W związku z tym Komisja Etyki TVP otworzyła postępowanie wyjaśniające: - zapoznała się z kopią emisyjnego nagrania wymienionego materiału "Kroniki" z 4 kwietnia br. - przeprowadziła rozmowy - z autorem relacji i komentarza Dariuszem Bohatkiewiczem oraz z autorem części nagranych materiałów wyjściowych Pawłem Sroką.
Na tej podstawie Komisja Etyki TVP stwierdza, że Dariusz Bohatkiewicz nie naruszył "Zasad etyki dziennikarskiej w Telewizji Polskiej S.A.". Przeciwnie, postępował zgodnie z par. I "Zasad" - Dziennikarz wobec telewidzów p.4: "Powinnością i nieodłącznym elementem pracy dziennikarza jest przedstawianie zróżnicowanych poglądów i opinii, szczególnie w sprawach kontrowersyjnych, budzących społeczne emocje".
Jednakże autor relacji popełnił szereg błędów warsztatowych, które wywołały wrażenie tendencyjnego przedstawienia problemu. Autor zaskarżonego materiału "Kroniki" OTVP/Kraków co prawda dotarł do wszystkich stron konfliktu, m.in. przedstawił opinię dyrektora Oddziału Instytutu Pamięci Narodowej w Krakowie, ale tak jakby nie zdawał sobie sprawy, że podejmuje kwestię niezwykle delikatną. W szczególności wysoce niestosowna była ironiczna nadinterpretacja relacjonowanego wydarzenia i sugestia, jakoby wielkie postacie kultury i historii narodowej sprzed ponad stulecia miały stać się przedmiotem lustracji.

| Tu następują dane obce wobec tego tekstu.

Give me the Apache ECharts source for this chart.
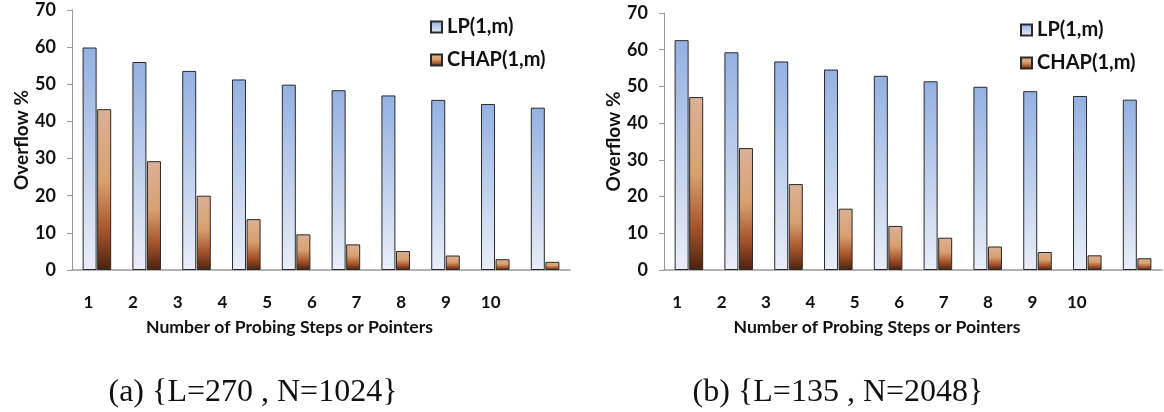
<!DOCTYPE html>
<html>
<head>
<meta charset="utf-8">
<title>Overflow %</title>
<script src="https://cdn.jsdelivr.net/npm/echarts@6.0.0/dist/echarts.min.js"></script>
<style>
  html, body { margin: 0; padding: 0; background: #fff; }
  #chart { width: 1164px; height: 412px; }
</style>
</head>
<body>
<div id="chart"></div>
<script>
// data
var steps = ['1', '2', '3', '4', '5', '6', '7', '8', '9', '10'];
var lpA   = [59.9, 56.0, 53.6, 51.3, 49.9, 48.4, 47.0, 45.8, 44.7, 43.7];
var chapA = [43.3, 29.3, 20.0, 13.7, 9.6, 6.9, 5.1, 3.9, 2.9, 2.2];
var lpB   = [62.6, 59.3, 56.8, 54.6, 52.9, 51.4, 49.9, 48.7, 47.4, 46.4];
var chapB = [47.1, 33.2, 23.4, 16.7, 12.0, 8.8, 6.4, 4.9, 4.0, 3.2];
var seriesNames = ['LP(1,m)', 'CHAP(1,m)'];
var captions = ['(a) {L=270 , N=1024}', '(b) {L=135 , N=2048}'];
var yMin = 0, yMax = 70, yStep = 10;

var font = 'Lato, "Open Sans", sans-serif';
var serif = '"Liberation Serif", "DejaVu Serif", serif';

var myChart = echarts.init(document.getElementById('chart'));

// 柱子的渐变色
var blueFill = new echarts.graphic.LinearGradient(0, 0, 0, 1, [
    { offset: 0, color: '#93b1e2' },
    { offset: 1, color: '#e9eef8' }
]);
var brownFill = new echarts.graphic.LinearGradient(0, 0, 0, 1, [
    { offset: 0, color: '#dcb198' },
    { offset: 0.45, color: '#d7a06e' },
    { offset: 0.75, color: '#a8552b' },
    { offset: 1, color: '#4c220e' }
]);

function yAxisOf(idx) {
    return {
        type: 'value',
        gridIndex: idx,
        min: yMin,
        max: yMax,
        interval: yStep,
        name: 'Overflow %',
        nameLocation: 'middle',
        nameGap: 39,
        nameTextStyle: { color: '#111', fontFamily: font, fontWeight: 'bold', fontSize: 19 },
        axisLine: { show: true, lineStyle: { color: '#9a9a9a', width: 1 } },
        axisTick: { show: true, length: 5, lineStyle: { color: '#9a9a9a' } },
        axisLabel: { margin: 16, color: '#111', fontFamily: font, fontWeight: 'bold', fontSize: 18 },
        splitLine: { show: false }
    };
}

function barAxisOf(idx) {
    return {
        type: 'category',
        gridIndex: idx,
        data: steps,
        axisLine: { show: true, lineStyle: { color: '#9a9a9a', width: 1.5 } },
        axisTick: { show: false },
        axisLabel: { show: false }
    };
}

// 横轴刻度文字单独一个网格（原图中刻度与柱子不完全对齐）
function labelAxisOf(idx) {
    return {
        type: 'category',
        gridIndex: idx,
        data: steps,
        axisLine: { show: false },
        axisTick: { show: false },
        axisLabel: { margin: 24, color: '#111', fontFamily: font, fontWeight: 'bold', fontSize: 17 },
        name: 'Number of Probing Steps or Pointers',
        nameLocation: 'middle',
        nameGap: 48,
        nameTextStyle: { color: '#111', fontFamily: font, fontWeight: 'bold', fontSize: 17.6 }
    };
}

function barSeries(name, data, fill, axisIdx) {
    return {
        name: name,
        type: 'bar',
        xAxisIndex: axisIdx,
        yAxisIndex: axisIdx,
        data: data,
        barWidth: 14,
        barGap: '4%',
        itemStyle: { color: fill, borderColor: '#2a2a2a', borderWidth: 1 }
    };
}

function legendAt(left, top) {
    return {
        orient: 'vertical',
        left: left,
        top: top,
        padding: 0,
        icon: 'rect',
        itemWidth: 11,
        itemHeight: 11,
        itemGap: 13,
        data: seriesNames,
        textStyle: { color: '#111', fontFamily: font, fontWeight: 'bold', fontSize: 20 }
    };
}

var option = {
    backgroundColor: '#fff',
    animation: false,
    title: [
        { text: captions[0], left: 248, top: 372, textAlign: 'center',
          textStyle: { fontFamily: serif, fontWeight: 'normal', fontSize: 32, color: '#111' } },
        { text: captions[1], left: 833, top: 372, textAlign: 'center',
          textStyle: { fontFamily: serif, fontWeight: 'normal', fontSize: 32, color: '#111' } }
    ],
    legend: [legendAt(430, 17), legendAt(1020, 20)],
    grid: [
        { left: 72, top: 10, width: 498, height: 260 },
        { left: 664, top: 13, width: 498, height: 257 },
        { left: 66, top: 260, width: 447, height: 10 },
        { left: 655, top: 260, width: 444, height: 10 }
    ],
    xAxis: [barAxisOf(0), barAxisOf(1), labelAxisOf(2), labelAxisOf(3)],
    yAxis: [yAxisOf(0), yAxisOf(1),
        { type: 'value', gridIndex: 2, show: false },
        { type: 'value', gridIndex: 3, show: false }],
    series: [
        barSeries(seriesNames[0], lpA, blueFill, 0),
        barSeries(seriesNames[1], chapA, brownFill, 0),
        barSeries(seriesNames[0], lpB, blueFill, 1),
        barSeries(seriesNames[1], chapB, brownFill, 1)
    ]
};

myChart.setOption(option);
window.addEventListener('resize', function () {
    myChart.resize();
});
</script>
</body>
</html>
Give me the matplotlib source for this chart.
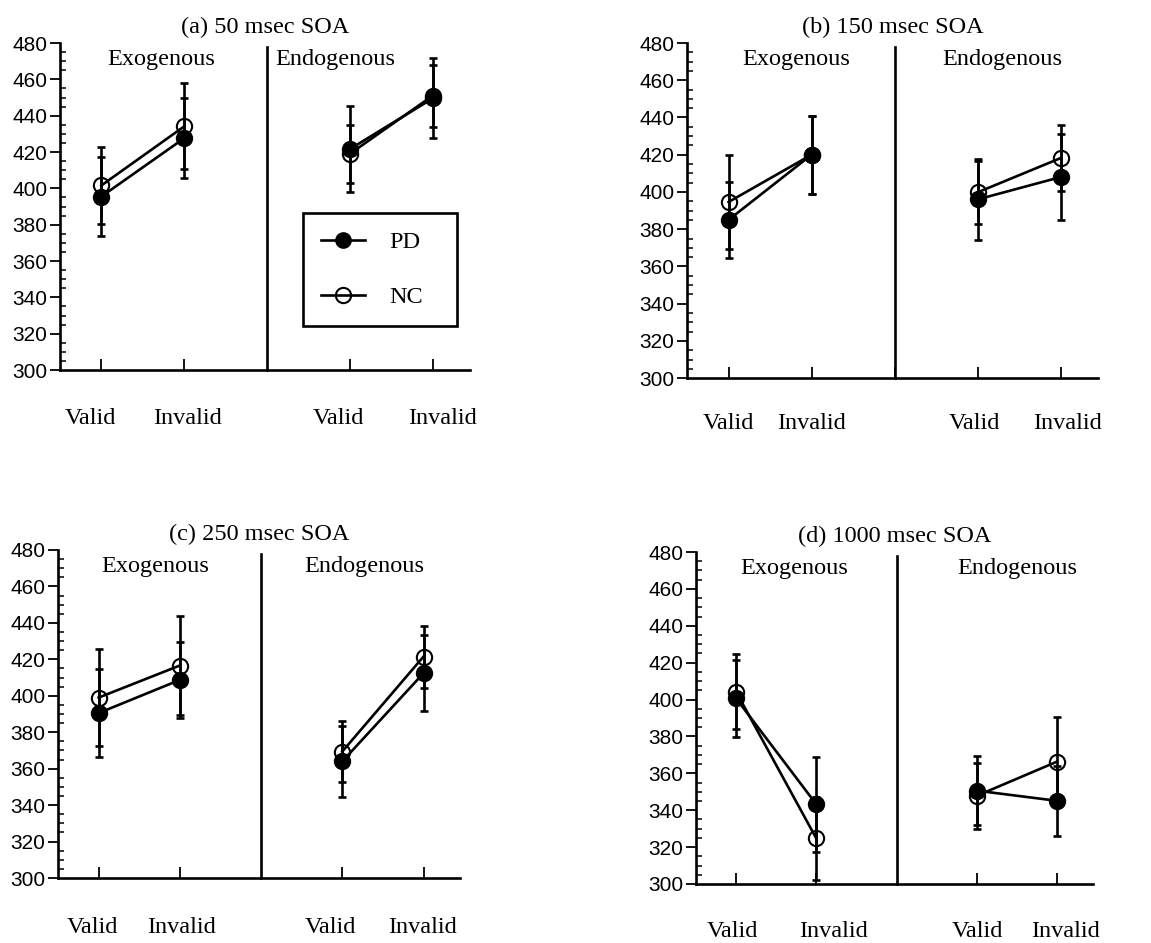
import matplotlib
matplotlib.use("Agg")
import matplotlib.pyplot as plt
from matplotlib.lines import Line2D
from matplotlib.ticker import MultipleLocator

# ── data (mean RT, msec, and error bar half-widths) ───────────────────────────
# order per panel: [exo valid, exo invalid, endo valid, endo invalid]
titles = ["(a) 50 msec SOA", "(b) 150 msec SOA",
          "(c) 250 msec SOA", "(d) 1000 msec SOA"]
cond_labels = ["Valid", "Invalid", "Valid", "Invalid"]

pd_mean = [[395.5, 427.6, 421.6, 449.5],
           [385.0, 420.0, 396.0, 408.0],
           [390.5, 408.7, 364.0, 412.4],
           [400.6, 343.2, 350.6, 345.1]]
pd_err = [[22.0, 22.0, 23.6, 22.0],
          [20.5, 21.0, 21.8, 23.0],
          [24.0, 21.0, 19.5, 21.0],
          [21.0, 25.7, 18.7, 18.9]]

nc_mean = [[401.6, 434.1, 419.0, 451.0],
           [394.6, 420.0, 399.8, 418.2],
           [399.0, 416.6, 369.4, 421.5],
           [404.2, 324.7, 347.8, 366.3]]
nc_err = [[21.0, 23.7, 16.0, 17.0],
          [25.5, 21.0, 17.0, 17.7],
          [26.5, 27.2, 16.6, 17.0],
          [20.3, 22.5, 17.9, 24.0]]

xpos = [1, 2, 4, 5]

boxes = [
    [0.0521, 0.6076, 0.3562, 0.3468],
    [0.5969, 0.5990, 0.3571, 0.3554],
    [0.0504, 0.0689, 0.3493, 0.3479],
    [0.6047, 0.0626, 0.3449, 0.3520],
]
exo_x = [1.72, 1.82, 1.70, 1.73]
endo_x = [3.82, 4.30, 4.27, 4.50]
# condition label placement (the labels were typeset, not quite centred)
lab_dx = [[-11, 3, -11, 10], [0, 0, -3, 7], [-6, 2, -12, -1], [-4, 17, 1, 9]]
lab_dy = [48, 45, 49, 48]

SERIF = "Liberation Serif"
SANS = "Liberation Sans"
FS = 17.5
LW = 1.9

fig = plt.figure(figsize=(11.51, 9.43), dpi=100)

for i in range(4):
    ax = fig.add_axes(boxes[i])
    for mean, err, filled in [(nc_mean[i], nc_err[i], False),
                              (pd_mean[i], pd_err[i], True)]:
        ax.errorbar(xpos, mean, yerr=err, fmt="none", ecolor="black",
                    elinewidth=LW, capsize=3, capthick=LW, zorder=2)
        for seg in (slice(0, 2), slice(2, 4)):
            ax.plot(xpos[seg], mean[seg], color="black", lw=LW,
                    marker="o", markersize=11,
                    markerfacecolor="black" if filled else "none",
                    markeredgecolor="black", markeredgewidth=1.5,
                    zorder=3 if filled else 2.5)

    ax.plot([3, 3], [300, 478], color="black", lw=LW, clip_on=False)

    ax.set_xlim(0.5, 5.45)
    ax.set_ylim(300, 480)
    ax.spines["top"].set_visible(False)
    ax.spines["right"].set_visible(False)
    for s in ("left", "bottom"):
        ax.spines[s].set_linewidth(LW)

    ax.yaxis.set_major_locator(MultipleLocator(20))
    ax.yaxis.set_minor_locator(MultipleLocator(5))
    ax.tick_params(axis="y", which="major", direction="out", length=7,
                   width=1.3, pad=2, labelsize=15)
    ax.tick_params(axis="y", which="minor", direction="in", length=4,
                   width=1.1)
    for lab in ax.get_yticklabels():
        lab.set_fontfamily(SANS)

    ax.set_xticks([1, 2, 3, 4, 5] if i == 1 else xpos)
    ax.tick_params(axis="x", direction="in", length=8, width=1.3,
                   labelbottom=False)
    for x, lab, dx in zip(xpos, cond_labels, lab_dx[i]):
        ax.annotate(lab, xy=(x, 0), xycoords=ax.get_xaxis_transform(),
                    xytext=(dx, -lab_dy[i]), textcoords="offset pixels",
                    ha="center", va="center", fontsize=FS, family=SERIF,
                    annotation_clip=False)

    ax.text(exo_x[i], 471, "Exogenous", ha="center", va="center",
            fontsize=FS, family=SERIF)
    ax.text(endo_x[i], 471, "Endogenous", ha="center", va="center",
            fontsize=FS, family=SERIF)
    ax.set_title(titles[i], fontsize=FS, family=SERIF, pad=7)

    if i == 0:
        handles = [
            Line2D([], [], color="black", lw=LW, marker="o", markersize=11,
                   markerfacecolor="black", markeredgecolor="black"),
            Line2D([], [], color="black", lw=LW, marker="o", markersize=11,
                   markerfacecolor="none", markeredgecolor="black",
                   markeredgewidth=1.5),
        ]
        leg = ax.legend(handles, ["PD", "NC"], loc="upper left",
                        bbox_to_anchor=(0.593, 0.119, 0.375, 0.361),
                        mode="expand", fancybox=False,
                        edgecolor="black", framealpha=1,
                        prop={"family": SERIF, "size": FS},
                        labelspacing=1.35, handlelength=1.8,
                        handletextpad=1.0, borderpad=0.75, borderaxespad=0)
        leg.get_frame().set_linewidth(LW)

fig.savefig("out.png", dpi=100, facecolor="white")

Tak więc telewidzowie mogli odnieść fałszywe wrażenie o sensie wniosku radnej Drużkowskiej-Cader, który należało, jak się wydaje, po prostu przytoczyć in extenso zamiast uciekać się do niezręcznych i nieprecyzyjnych omówień. Wreszcie - w końcowym komentarzu zabrakło czytelnego wskazania, w jaki sposób, zdaniem autora materiału "Kroniki" można uniknąć honorowania osób skompromitowanych.
Przewodnicząca Komisji Etyki TVP S.A.